The Clear Lens Warden

Figure 1. When LECs expressing wild-type parkin protein are exposed to hydrogen peroxide-induced oxidative stress, parkin colocalizes with mitochondria and recruits proteins to degrade the damaged mitochondria (yellow puncta) (a) while LECs expressing dysfunctional mutated parkin (C431N) do not (b). (Credit: Florida Atlantic University.)

Parkin is an interesting protein. Encoded in humans by the PARK2 gene, it is implicated in several disease states, including Parkinson’s disease. How PARK2 mutations lead to dopaminergic cell death and early Parkinsonian symptoms isn’t clear, though – it appears to play a role in the degradation of free-radical-damaged mitochondria, but what’s now clear is that parkin also plays a central role in keeping the lens… clear.

Intrigued by the protein’s potential role in lens opacity, researchers from the Charles E Schmidt College of Medicine at Florida Atlantic University decided to delve deeper. They performed cell culture experiments in which lens epithelial cells (LECs) expressing either normal or mutated forms of the PARK2 gene were assessed. What they found was this: PARK2 is expressed when LECs are exposed to cataract-causing, free radical-generating environmental insults (in this case, oxidative stress caused by hydrogen peroxide exposure). Parkin removes damaged mitochondria (see Figure 1), and by doing so, helps prevent the formation of free radicals in LECs. This increases the ability of the LECs to survive free radical formation, and presumably, the reactive oxygen species-mediated aging.

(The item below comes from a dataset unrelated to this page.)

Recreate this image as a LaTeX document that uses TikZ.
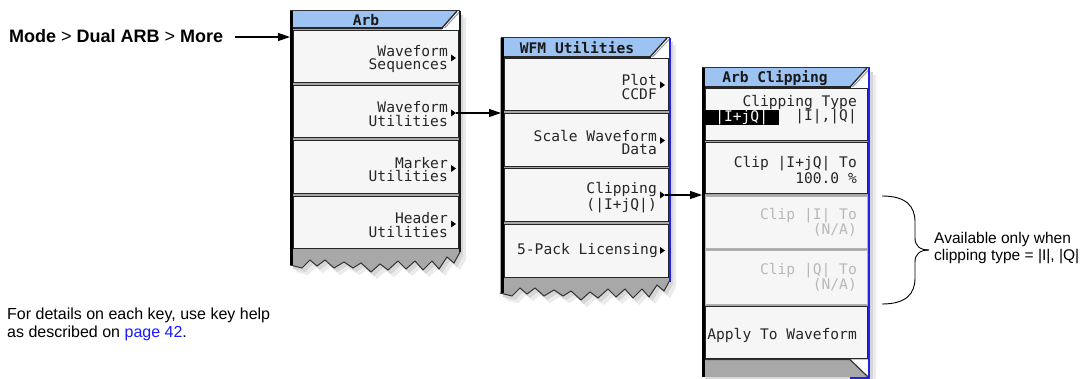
\documentclass[tikz,border=0pt]{standalone}
\usepackage{fontspec}
\setmainfont{Liberation Sans}
\newfontfamily\keyfont{DejaVu Sans Mono}
\usetikzlibrary{arrows.meta}
\definecolor{titleblue}{HTML}{9DC3F2}
\definecolor{edgeblue}{HTML}{2222EE}
\definecolor{keyfill}{HTML}{F6F6F6}
\definecolor{panelgrey}{HTML}{A8A8A8}
\definecolor{linkblue}{HTML}{1A1AFF}
\newcommand\mytitlebar[5]{%
  \fill[titleblue] (#1,#3) -- (#2-3,#3) -- (#5,#4) -- (#1,#4) -- cycle;
  \fill[white] (#5,#4) -- (#2-3,#3) -- (#2,#3) -- (#2,#4+2) -- (#5,#4+2) -- cycle;
  \draw[line width=1pt, black!80] (#1,#3) -- (#2,#3);
  \draw[line width=2pt, black!85] (#1,#4) -- (#5+1,#4);
  \draw[line width=1.3pt, black!85] (#5,#4) -- (#2-3,#3);
  \draw[line width=1pt, black!40] (#5+2.5,#4) -- (#2-1,#3+1.5);
}
\newcommand\mymarker[2]{\fill (#1-5,#2-3.5) -- (#1,#2) -- (#1-5,#2+3.5) -- cycle;}
\begin{document}
\begin{tikzpicture}[x=1pt,y=-1pt,
  keybox/.style={rectangle, draw=black!85, line width=1.4pt, fill=keyfill, inner sep=0pt, anchor=north west},
  dimbox/.style={keybox, draw=black!30},
  keytext/.style={font=\keyfont\fontsize{14.6}{13.5}\selectfont, align=right, anchor=east, inner sep=0pt, text=black!85},
  dimtext/.style={keytext, text=black!28},
  titletext/.style={font=\keyfont\bfseries\fontsize{14.6}{14}\selectfont, inner sep=0pt, text=black!90},
  conn/.style={line width=1.2pt, -{Triangle[length=12pt,width=8pt]}},
  jag/.style={insert path={-- ++(-6,11) -- ++(-7,-6) -- ++(-8,12) -- ++(-7,-8) -- ++(-9,9) -- ++(-8,-9) -- ++(-9,8) -- ++(-8,-8) -- ++(-10,9) -- ++(-8,-6) -- ++(-9,8) -- ++(-10,-9) -- ++(-8,5) -- ++(-9,-6) -- ++(-10,6) -- ++(-9,-8) -- ++(-8,6) -- ++(-7,-6) -- ++(-8,8) -- ++(-12,-3)}},
  shadowA/.style={fill=black!8},
  shadowB/.style={fill=black!16}
]
\useasboundingbox[fill=white] (0,0) rectangle (1092,379);

% ---------- shadows ----------
\begin{scope}[shift={(6,7)}]
  \path[shadowA] (290,11) -- (460,11) -- (460,252) [jag] -- cycle;
  \path[shadowA] (500,38) -- (670,38) -- (670,280) [jag] -- cycle;
  \path[shadowA] (702,68) rectangle (870,377);
\end{scope}
\begin{scope}[shift={(3,4)}]
  \path[shadowB] (290,11) -- (460,11) -- (460,252) [jag] -- cycle;
  \path[shadowB] (500,38) -- (670,38) -- (670,280) [jag] -- cycle;
  \path[shadowB] (702,68) rectangle (870,377);
\end{scope}

% ---------- Arb panel ----------
\fill[panelgrey] (290,11) -- (460,11) -- (460,252) [jag] -- cycle;
\draw[line width=1pt, black!80] (460,252) [jag];
\mytitlebar{290}{460}{11}{28}{442}
\node[titletext] (arbT) at (366,20.5) {Arb};
\node[keybox, minimum width=165pt, minimum height=52pt] (a1) at (293,30) {};
\node[keybox, minimum width=165pt, minimum height=52pt] (a2) at (293,85) {};
\node[keybox, minimum width=165pt, minimum height=53pt] (a3) at (293,140) {};
\node[keybox, minimum width=165pt, minimum height=52pt] (a4) at (293,196) {};
\draw[line width=3pt, black] (291.5,11) -- (291.5,265);
\draw[line width=2pt, black!90] (459.5,11) -- (459.5,252);
\node[keytext] (a1t) at (448,59) {Waveform\\Sequences};
\node[keytext] (a2t) at (448,114) {Waveform\\Utilities};
\node[keytext] (a3t) at (448,169.5) {Marker\\Utilities};
\node[keytext] (a4t) at (448,225) {Header\\Utilities};
\mymarker{456}{58}
\mymarker{456}{113}
\mymarker{456}{168.5}
\mymarker{456}{224}
\coordinate (a2m) at (456,113);

% ---------- WFM Utilities panel ----------
\fill[panelgrey] (500,38) -- (670,38) -- (670,280) [jag] -- cycle;
\draw[line width=1pt, black!80] (670,280) [jag];
\mytitlebar{501}{670}{38}{57}{650}
\node[titletext] (wfmT) at (577,48) {WFM Utilities};
\node[keybox, minimum width=164pt, minimum height=52pt] (w1) at (504,58) {};
\node[keybox, minimum width=164pt, minimum height=53pt] (w2) at (504,113) {};
\node[keybox, minimum width=164pt, minimum height=53pt] (w3) at (504,168) {};
\node[keybox, minimum width=164pt, minimum height=53pt] (w4) at (504,224) {};
\draw[line width=3pt, black] (502.5,38) -- (502.5,293);
\draw[line width=2pt, edgeblue] (669.5,38) -- (669.5,282);
\node[keytext] (w1t) at (657,87) {Plot\\CCDF};
\node[keytext] (w2t) at (657,142.5) {Scale Waveform\\Data};
\node[keytext] (w3t) at (657,197.5) {Clipping\\(|I+jQ|)};
\node[keytext] (w4t) at (658,251) {5-Pack Licensing};
\mymarker{665}{85}
\mymarker{665}{140.5}
\mymarker{665}{195}
\mymarker{665}{250.5}
\coordinate (w3m) at (665,195);

% ---------- Arb Clipping panel ----------
\fill[panelgrey] (702,68) rectangle (870,377);
\mytitlebar{702}{870}{68}{87}{850}
\node[titletext] (clipT) at (775,78) {Arb Clipping};
\node[keybox, minimum width=162pt, minimum height=52pt] (c1) at (705,88) {};
\node[keybox, minimum width=162pt, minimum height=51pt] (c2) at (705,142) {};
\node[dimbox, minimum width=162pt, minimum height=52pt] (c3) at (705,196) {};
\node[dimbox, minimum width=162pt, minimum height=54pt] (c4) at (705,250) {};
\node[keybox, minimum width=162pt, minimum height=52pt] (c5) at (705,306) {};
\fill[white] (850,359.5) -- (868,359.5) -- (868,377) -- cycle;
\draw[line width=1.2pt, black!80] (705,359.5) -- (850,359.5) -- (868,377);
\draw[line width=3pt, black] (703.5,68) -- (703.5,377);
\draw[line width=2pt, edgeblue] (869,68) -- (869,377.5) -- (850,377.5);
\node[keytext, anchor=base east] (c1t) at (857,107) {Clipping Type};
\node[fill=black, minimum width=75pt, minimum height=11pt, inner sep=0pt, anchor=west, text=white, font=\keyfont\fontsize{14.6}{13.5}\selectfont] (c1h) at (704,117.5) {|I+jQ|};
\node[keytext, anchor=base east] (c1b) at (857,121) {|I|,|Q|};
\node[keytext] (c2t) at (857,170) {Clip |I+jQ| To\\100.0 \%};
\node[dimtext] (c3t) at (857,222.5) {Clip |I| To\\(N/A)};
\node[dimtext] (c4t) at (857,277.5) {Clip |Q| To\\(N/A)};
\node[keytext] (c5t) at (857,335) {Apply To Waveform};

% ---------- texts ----------
\node[anchor=base west, inner sep=0pt, font=\bfseries\fontsize{18}{20}\selectfont] (mode) at (9,43) {Mode {\mdseries >} Dual ARB {\mdseries >} More};
\node[anchor=west, inner sep=0pt, align=left, font=\fontsize{16}{18}\selectfont] (note) at (7,324) {For details on each key, use key help\\as described on \textcolor{linkblue}{page 42}.};
\node[anchor=west, inner sep=0pt, align=left, font=\fontsize{15.5}{17}\selectfont] (avail) at (934,248) {Available only when\\clipping type = |I|, |Q|};

% ---------- connectors ----------
\coordinate (arbL) at (290,37);
\coordinate (wfmL) at (501,113);
\coordinate (clipL) at (702,195);
\draw[conn] ([xshift=12pt]mode.east |- arbL) -- (arbL);
\draw[conn] (a2m) -- (wfmL);
\draw[conn] (w3m) -- (clipL);

% ---------- brace ----------
\coordinate (brT) at (882,196);
\coordinate (brB) at (882,304);
\coordinate (brM) at (929,250);
\draw[line width=0.9pt] (brT) .. controls (906,196) and (915,206) .. (915,222) -- (915,238) .. controls (915,246) and (920,250) .. (brM);
\draw[line width=0.9pt] (brM) .. controls (920,250) and (915,254) .. (915,262) -- (915,278) .. controls (915,294) and (906,304) .. (brB);
\end{tikzpicture}
\end{document}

“Our findings suggest that parkin plays a direct role in the prevention of oxidative stress through its ability to maintain cellular mitochondrial populations, and that the gene encoding parkin is induced by environmental damage,” says Marc Kantorow, lead author of the associated paper (1). What could this mean? “Drugs or genetic methods that increase parkin levels and function could prove effective in preventing cataracts and other age-related degenerative diseases, including neurological conditions like Parkinson’s disease,” he explains. According to Kantorow, the team now plans to “establish how parkin regulates the growth and development of the lens by controlling mitochondrial populations that are required for lens cell growth.” He adds, “We want to identify the genetic mechanisms that regulate the production of parkin in cells and see if they can be manipulated to increase parkin levels, thereby increasing cell survival to prevent disease.”